21 November 2000, Volume
MYSTERIOUS TELECOMMUNICATIONS CABLE CROSSES POLAND.
"Gazeta Wyborcza" reported on 17 November that a state-of-the art information highway cable has been laid along the Polish stretch of the Yamal-Europe gas pipeline. The 680-kilometer cable consists of 24 optic fibers and, according to an expert quoted by the newspaper, can transmit 2.4 trillion bits of information per second (this capability is equivalent to carrying 38 million telephone calls simultaneously or transmitting all data from a 70-volume encyclopedia in a second). Reporters Andrzej Kublik and Marcin Bosacki conducted a time-consuming and detailed investigation into the cable and came to the conclusion that until quite recently the Polish government was unaware that such an information highway, linking Russia and Germany, runs through the country. "We are confused. We learned only two months ago how big this [telecommunications cable] investment is. Possibly, some individual officials in the Communications Ministry or the Economy Ministry knew about it, but they have not raised the alarm," "Gazeta Wyborcza" quoted a high-ranking government official as saying.
The reporters began their investigations several months ago, when Italy's Pirelli disclosed that it is supplying modern optical fibers to JSC Telecom, Gazprom's telecommunications company, to build a 1,600-kilometer information highway linking Russia with Germany via Belarus and Poland. Pirelli added that Gazprom is planning to build a similar high-speed transmission line from Russia to Turkey. "When both high-speed links are completed, Gazprom will have a pan-European telecommunications network stretching between Russia and northern and southern Europe," Pirelli said. The reporters also found out that in 1998 Gazprom signed contracts related to the same information highway with Germany's Debis and France's Alcatel.
Under Polish legislation, the construction of telecommunications networks on Polish territory requires the authorization of the Communications Ministry. The Communications Ministry told the newspaper that it has not authorized the company involved in the construction of the Yamal-Europe oil pipeline to build any information highway along the pipeline.

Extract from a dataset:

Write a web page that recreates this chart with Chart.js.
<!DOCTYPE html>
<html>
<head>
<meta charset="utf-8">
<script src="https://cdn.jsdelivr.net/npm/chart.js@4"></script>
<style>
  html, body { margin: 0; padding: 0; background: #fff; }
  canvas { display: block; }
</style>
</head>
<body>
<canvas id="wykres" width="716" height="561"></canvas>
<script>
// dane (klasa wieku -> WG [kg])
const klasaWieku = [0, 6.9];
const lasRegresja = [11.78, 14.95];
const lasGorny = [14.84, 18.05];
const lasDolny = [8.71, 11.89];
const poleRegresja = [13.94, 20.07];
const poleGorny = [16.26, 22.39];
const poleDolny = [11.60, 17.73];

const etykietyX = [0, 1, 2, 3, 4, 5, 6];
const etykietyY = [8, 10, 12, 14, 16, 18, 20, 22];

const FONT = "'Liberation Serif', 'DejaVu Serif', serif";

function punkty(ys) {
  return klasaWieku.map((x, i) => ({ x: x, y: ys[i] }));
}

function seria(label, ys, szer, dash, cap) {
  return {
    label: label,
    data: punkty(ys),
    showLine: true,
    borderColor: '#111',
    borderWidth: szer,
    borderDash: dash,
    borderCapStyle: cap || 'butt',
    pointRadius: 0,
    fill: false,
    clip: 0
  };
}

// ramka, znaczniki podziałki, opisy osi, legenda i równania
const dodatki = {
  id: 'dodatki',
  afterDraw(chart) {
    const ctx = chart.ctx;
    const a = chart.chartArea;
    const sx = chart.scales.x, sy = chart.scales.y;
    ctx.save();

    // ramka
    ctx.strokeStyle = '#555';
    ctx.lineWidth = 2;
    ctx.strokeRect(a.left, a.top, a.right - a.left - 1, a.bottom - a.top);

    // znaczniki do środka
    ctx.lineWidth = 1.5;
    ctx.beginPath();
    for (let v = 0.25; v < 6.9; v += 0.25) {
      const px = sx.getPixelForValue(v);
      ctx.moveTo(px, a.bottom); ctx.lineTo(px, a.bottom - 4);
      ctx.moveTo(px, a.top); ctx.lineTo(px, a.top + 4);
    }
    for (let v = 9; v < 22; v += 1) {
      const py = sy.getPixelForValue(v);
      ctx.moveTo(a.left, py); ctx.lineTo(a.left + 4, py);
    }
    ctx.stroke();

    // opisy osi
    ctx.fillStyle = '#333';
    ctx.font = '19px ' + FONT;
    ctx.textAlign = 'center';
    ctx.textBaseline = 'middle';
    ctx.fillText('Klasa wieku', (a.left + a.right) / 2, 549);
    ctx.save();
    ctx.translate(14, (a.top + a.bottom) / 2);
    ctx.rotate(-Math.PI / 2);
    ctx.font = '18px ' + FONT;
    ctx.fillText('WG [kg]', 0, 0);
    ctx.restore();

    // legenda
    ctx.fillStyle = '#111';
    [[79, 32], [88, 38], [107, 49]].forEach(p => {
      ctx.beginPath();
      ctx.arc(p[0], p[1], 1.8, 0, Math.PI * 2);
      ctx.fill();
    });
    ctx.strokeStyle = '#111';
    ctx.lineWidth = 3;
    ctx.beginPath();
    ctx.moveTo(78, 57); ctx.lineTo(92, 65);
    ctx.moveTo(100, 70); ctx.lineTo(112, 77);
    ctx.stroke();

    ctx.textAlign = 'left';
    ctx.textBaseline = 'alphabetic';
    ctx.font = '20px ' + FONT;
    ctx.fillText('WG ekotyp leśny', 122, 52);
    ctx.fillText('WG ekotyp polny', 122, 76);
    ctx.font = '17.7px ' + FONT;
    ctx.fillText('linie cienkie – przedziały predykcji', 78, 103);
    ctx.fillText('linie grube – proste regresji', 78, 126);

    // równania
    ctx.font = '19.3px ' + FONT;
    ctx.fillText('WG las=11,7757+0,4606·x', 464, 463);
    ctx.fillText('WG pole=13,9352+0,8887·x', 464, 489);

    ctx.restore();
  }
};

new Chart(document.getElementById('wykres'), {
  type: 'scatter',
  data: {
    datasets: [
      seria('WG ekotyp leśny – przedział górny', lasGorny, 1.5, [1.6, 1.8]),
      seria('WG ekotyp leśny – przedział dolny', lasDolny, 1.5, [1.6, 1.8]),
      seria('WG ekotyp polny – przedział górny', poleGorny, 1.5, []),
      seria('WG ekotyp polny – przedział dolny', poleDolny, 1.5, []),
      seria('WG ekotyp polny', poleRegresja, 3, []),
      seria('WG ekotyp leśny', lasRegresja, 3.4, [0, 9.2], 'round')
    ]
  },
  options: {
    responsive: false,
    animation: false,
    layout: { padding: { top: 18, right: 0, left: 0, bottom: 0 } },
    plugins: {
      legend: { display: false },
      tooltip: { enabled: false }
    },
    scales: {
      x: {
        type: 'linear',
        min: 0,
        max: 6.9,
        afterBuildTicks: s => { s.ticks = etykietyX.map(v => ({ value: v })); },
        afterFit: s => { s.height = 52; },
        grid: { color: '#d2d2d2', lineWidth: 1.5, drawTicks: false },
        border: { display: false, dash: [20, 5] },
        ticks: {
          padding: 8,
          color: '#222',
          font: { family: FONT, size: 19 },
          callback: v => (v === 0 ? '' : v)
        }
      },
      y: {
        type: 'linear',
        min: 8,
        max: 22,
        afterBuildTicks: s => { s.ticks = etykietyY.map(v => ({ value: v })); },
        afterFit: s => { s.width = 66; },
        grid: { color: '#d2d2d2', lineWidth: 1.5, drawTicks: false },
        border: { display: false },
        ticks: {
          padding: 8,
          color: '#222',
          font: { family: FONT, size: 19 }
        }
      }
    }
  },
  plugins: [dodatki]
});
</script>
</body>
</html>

The Polish stretch of the Yamal-Europe pipeline was built and is owned by the EuRoPol Gaz company, in which Russia's Gazprom and Poland's state-owned PGNG each have a 48 percent stake. The remaining 4 percent stake belongs to the private-owned company Gaz Trading (linked to Polish businessman Aleksander Gudzowaty). An EuRoPol Gaz representative told "Gazeta Wyborcza" that the telecommunications line along the gas pipeline was built as part of the pipeline project. According to that representative, the information line is necessary to provide for the "technical servicing" of the gas pipeline and, as such, does not require authorization from the Communications Ministry in addition to that already received from the government for the pipeline project as a whole.

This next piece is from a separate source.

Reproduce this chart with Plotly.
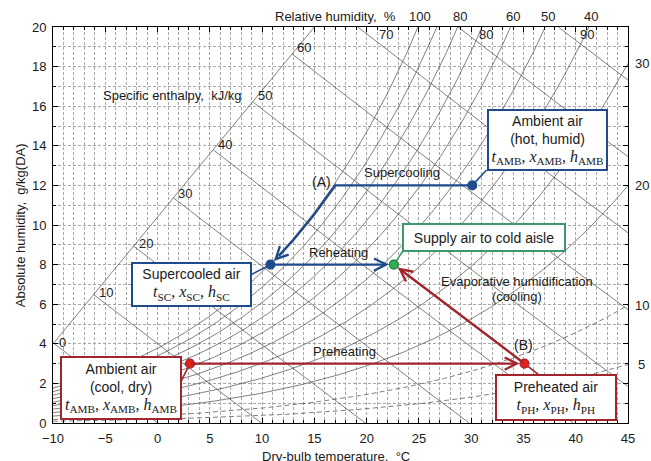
import numpy as np
import plotly.graph_objects as go

P_ATM = 101.325  # kPa

# ---------------- data ----------------
t_range = [-10, 45]
x_range = [0, 20]
x_ticks = [-10, -5, 0, 5, 10, 15, 20, 25, 30, 35, 40, 45]
y_ticks = [0, 2, 4, 6, 8, 10, 12, 14, 16, 18, 20]

rh_levels = [5, 10, 20, 30, 40, 50, 60, 70, 80, 90, 100]
rh_dashed_levels = [5, 10]
rh_top_labels = [100, 80, 60, 50, 40]
rh_right_labels = [30, 20, 10, 5]
enthalpy_levels = [0, 10, 20, 30, 40, 50, 60, 70, 80, 90]
guide_t = [-10.0, 15.0]
guide_x = [4.0, 20.0]

# process states: dry-bulb t (degC), absolute humidity x (g/kg)
amb_hot = (30.1, 12.0)
point_A = (17.0, 12.0)
supercooled = (10.8, 8.0)
supply = (22.6, 8.0)
amb_cool = (3.1, 3.0)
preheated = (35.1, 3.0)

# ---------------- psychrometrics ----------------
def psat(t):
    t = np.asarray(t, dtype=float)
    return 0.61078 * np.exp(17.27 * t / (t + 237.3))

def x_of(t, rh):
    pv = psat(t) * rh / 100.0
    return 622.0 * pv / (P_ATM - pv)

def h_of(t, x):
    return 1.006 * t + x * (2.501 + 0.00186 * t)

def t_of_hx(h, x):
    return (h - 2.501 * x) / (1.006 + 0.00186 * x)

BLUE = "#1f4a8c"
RED = "#a1252b"
GREEN = "#3a9a6c"
LINE = "#4a4a4a"
SANS = "Liberation Sans, Arial, sans-serif"
SERIF = "Liberation Serif, Times New Roman, serif"

fig = go.Figure()

# RH curves
tt = np.linspace(t_range[0], t_range[1], 400)
for rh in rh_levels:
    xx = x_of(tt, rh)
    xx = np.where(xx > 24, np.nan, xx)
    fig.add_trace(go.Scatter(
        x=tt, y=xx, mode="lines", hoverinfo="skip",
        line=dict(color=LINE, width=0.7,
                  dash="5px,3px" if rh in rh_dashed_levels else "solid")))

# enthalpy guide line
fig.add_trace(go.Scatter(x=guide_t, y=guide_x, mode="lines", hoverinfo="skip",
                         line=dict(color=LINE, width=0.7)))

annotations = []
gt = np.linspace(guide_t[0], guide_t[1], 3001)
gx = np.interp(gt, guide_t, guide_x)
gh = h_of(gt, gx)
for h in enthalpy_levels:
    if h <= gh.max():
        t0 = float(np.interp(h, gh, gt))
        x0 = float(np.interp(t0, guide_t, guide_x))
        on_guide = True
    else:
        x0 = x_range[1]
        t0 = float(t_of_hx(h, x0))
        on_guide = False
    xs = np.linspace(x0, 0, 80)
    ts = t_of_hx(h, xs)
    fig.add_trace(go.Scatter(x=ts, y=xs, mode="lines", hoverinfo="skip",
                             line=dict(color=LINE, width=0.7)))
    if on_guide:
        annotations.append(dict(x=t0, y=x0, xref="x", yref="y", text=str(h),
                                showarrow=False, xanchor="left", yanchor="middle",
                                xshift=3, yshift=1 + h * 0.1,
                                font=dict(size=13, color="#222")))
    else:
        yl = 19.6
        annotations.append(dict(x=float(t_of_hx(h, yl)), y=yl, xref="x", yref="y",
                                text=str(h), showarrow=False, xanchor="center",
                                yanchor="middle", xshift=18,
                                font=dict(size=13, color="#222")))

# RH labels (top, at x = 20 g/kg)
for rh in rh_top_labels:
    tl = float(np.interp(x_range[1], x_of(tt, rh), tt))
    annotations.append(dict(x=tl, y=1.027, xref="x", yref="paper", text=str(rh),
                            showarrow=False, xanchor="center", yanchor="middle",
                            xshift=2, font=dict(size=13, color="#222")))
# RH labels (right, at t = 45)
for rh in rh_right_labels:
    annotations.append(dict(x=1.0235, y=float(x_of(t_range[1], rh)), xref="paper",
                            yref="y", text=str(rh), showarrow=False,
                            xanchor="center", yanchor="middle",
                            font=dict(size=13, color="#222")))

# ---------------- process lines ----------------
# supercooling along saturation
tc = np.linspace(point_A[0], 11.6, 40)
off0 = point_A[1] - x_of(point_A[0], 100)
off1 = supercooled[1] - x_of(supercooled[0], 100)
offs = np.interp(tc, [supercooled[0], point_A[0]], [off1, off0])
xc = x_of(tc, 100) + offs
path_t = [amb_hot[0]] + list(tc)
path_x = [amb_hot[1]] + list(xc)
fig.add_trace(go.Scatter(x=path_t, y=path_x, mode="lines", hoverinfo="skip",
                         line=dict(color=BLUE, width=2.4)))
annotations.append(dict(x=supercooled[0], y=supercooled[1], ax=float(tc[-1]), ay=float(xc[-1]),
                        xref="x", yref="y", axref="x", ayref="y", text="",
                        showarrow=True, arrowhead=5, arrowsize=1, arrowwidth=2.4,
                        arrowcolor=BLUE, standoff=5))
# reheating
annotations.append(dict(x=supply[0], y=supply[1], ax=supercooled[0], ay=supercooled[1],
                        xref="x", yref="y", axref="x", ayref="y", text="",
                        showarrow=True, arrowhead=5, arrowsize=1, arrowwidth=2.4,
                        arrowcolor=BLUE, standoff=5))
# preheating
annotations.append(dict(x=preheated[0], y=preheated[1], ax=amb_cool[0], ay=amb_cool[1],
                        xref="x", yref="y", axref="x", ayref="y", text="",
                        showarrow=True, arrowhead=5, arrowsize=1, arrowwidth=2.4,
                        arrowcolor=RED, standoff=5))
# evaporative humidification
annotations.append(dict(x=supply[0], y=supply[1], ax=preheated[0], ay=preheated[1],
                        xref="x", yref="y", axref="x", ayref="y", text="",
                        showarrow=True, arrowhead=5, arrowsize=1, arrowwidth=2.4,
                        arrowcolor=RED, standoff=5))

# leader lines from points to boxes
leaders = [
    (amb_hot, (31.47, 12.78), BLUE),
    (supercooled, (8.91, 7.48), BLUE),
    (supply, (23.47, 8.69), GREEN),
    (amb_cool, (2.22, 2.08), RED),
    (preheated, (36.57, 2.39), RED),
]
for p, q, c in leaders:
    fig.add_trace(go.Scatter(x=[p[0], q[0]], y=[p[1], q[1]], mode="lines",
                             hoverinfo="skip", line=dict(color=c, width=1.6)))

# state points
pts = [(amb_hot, BLUE, BLUE), (supercooled, BLUE, BLUE), (supply, "#2fae4e", "#1d7a38"),
       (amb_cool, "#e3201b", RED), (preheated, "#e3201b", RED)]
fig.add_trace(go.Scatter(
    x=[p[0][0] for p in pts], y=[p[0][1] for p in pts], mode="markers",
    hoverinfo="skip", cliponaxis=False,
    marker=dict(size=9, color=[p[1] for p in pts],
                line=dict(color=[p[2] for p in pts], width=1.2))))

# ---------------- boxes ----------------
def sym(name, sub):
    return f"<i>{name}</i><sub>{sub}</sub>"

def sym_line(sub):
    return (f"<span style='font-family:{SERIF};font-size:16px'>"
            f"{sym('t', sub)}, {sym('x', sub)}, {sym('h', sub)}</span>")

boxes = [
    ("Ambient air<br>(hot, humid)<br>" + sym_line("AMB"), 37.26, 14.30, 115, 56, BLUE),
    ("Supercooled air<br>" + sym_line("SC"), 3.22, 7.02, 115, 39, BLUE),
    ("Supply air to cold aisle", 31.23, 9.39, 158, 23, GREEN),
    ("Ambient air<br>(cool, dry)<br>" + sym_line("AMB"), -3.52, 1.77, 116, 58, RED),
    ("Preheated air<br>" + sym_line("PH"), 38.1, 1.30, 116, 41, RED),
]
for text, bx, by, w, hgt, c in boxes:
    annotations.append(dict(x=bx, y=by, xref="x", yref="y", text=text, showarrow=False,
                            xanchor="center", yanchor="middle", width=w, height=hgt,
                            align="center", valign="middle",
                            bgcolor="white", bordercolor=c, borderwidth=2, borderpad=1,
                            font=dict(size=14, color="#1a1a1a", family=SANS)))

# ---------------- text labels ----------------
labels = [
    ("(A)", 15.72, 12.17, 14),
    ("Supercooling", 23.35, 12.64, 13),
    ("Reheating", 17.3, 8.59, 13),
    ("Evaporative humidification", 34.34, 7.14, 13),
    ("(cooling)", 34.34, 6.38, 13),
    ("(B)", 35.04, 3.95, 14),
    ("Preheating", 17.92, 3.62, 13),
    ("Specific enthalpy,  kJ/kg", 1.43, 16.56, 13),
]
for text, lx, ly, fs in labels:
    annotations.append(dict(x=lx, y=ly, xref="x", yref="y", text=text, showarrow=False,
                            xanchor="center", yanchor="middle",
                            font=dict(size=fs, color="#1a1a1a")))

# axis titles
annotations.append(dict(x=0.4917, y=-0.085, xref="paper", yref="paper",
                        text="Dry-bulb temperature,  °C", showarrow=False,
                        xanchor="center", yanchor="middle", font=dict(size=13, color="#1a1a1a")))
annotations.append(dict(x=-0.057, y=0.5, xref="paper", yref="paper", textangle=-90,
                        text="Absolute humidity,  g/kg(DA)", showarrow=False,
                        xanchor="center", yanchor="middle", font=dict(size=13, color="#1a1a1a")))
annotations.append(dict(x=0.4917, y=1.027, xref="paper", yref="paper",
                        text="Relative humidity,  %", showarrow=False,
                        xanchor="center", yanchor="middle", font=dict(size=13, color="#1a1a1a")))

grid = dict(gridcolor="#a8a8a8", griddash="3px,2px", gridwidth=0.7)
fig.update_layout(
    width=651, height=461,
    margin=dict(l=53, r=23, t=27, b=38),
    paper_bgcolor="white", plot_bgcolor="white",
    showlegend=False, hovermode=False,
    font=dict(family=SANS, size=13, color="#1a1a1a"),
    annotations=annotations,
    xaxis=dict(range=t_range, tickvals=x_ticks, showgrid=True, **grid,
               zeroline=False, showline=True, linecolor="black", linewidth=1,
               mirror="ticks", ticks="inside", ticklen=5, tickcolor="black",
               ticklabelstandoff=3,
               minor=dict(dtick=1, showgrid=True, ticks="inside", ticklen=3,
                          tickcolor="black", **grid)),
    yaxis=dict(range=x_range, tickvals=y_ticks, showgrid=True, **grid,
               zeroline=False, showline=True, linecolor="black", linewidth=1,
               mirror="ticks", ticks="inside", ticklen=5, tickcolor="black",
               ticklabelstandoff=3,
               minor=dict(dtick=1, showgrid=True, ticks="inside", ticklen=3,
                          tickcolor="black", **grid)),
)

fig.write_html("out.html")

"Gazeta Wyborcza" said the Polish government, which does not have a controlling stake in EuRoPol Gaz, is poised to lose millions of dollars in information transit fees. Today, Poland earns 52 million zlotys ($11.4 million) a year from telephone calls from Russia to the West via its territory.
MOSCOW SPARS BEFORE KNOCKING OUT LUKASHENKA?
Several unpleasant surprises have befallen Alyaksandr Lukashenka from the east in the past two weeks. Some Belarusian observers assert that those surprises reflect the Kremlin's changed attitude toward its closest ally and the nominal head of the Union of Russia and Belarus.
On 8 November, Russian Public Television (ORT) broadcast a documentary, made by ORT Minsk correspondent Pavel Sheremet, devoted to the disappearance of Sheremet's colleague, Dzmitry Zavadski, in the Belarusian capital earlier this year. Sheremet voiced what many in Belarus believe to be true but are afraid to say in public--namely, that Zavadski was kidnapped by presidential security service agents. According to the documentary, members of the Interior Ministry's special task force, "Almaz," assisted the presidential bodyguards in that kidnapping. Sheremet, who had earlier accused Lukashenka of complicity in Zavadski's disappearance, told RFE/RL's Belarusian Service that some of the kidnappers were arrested but that Belarusian prosecutors are keeping silent about the case.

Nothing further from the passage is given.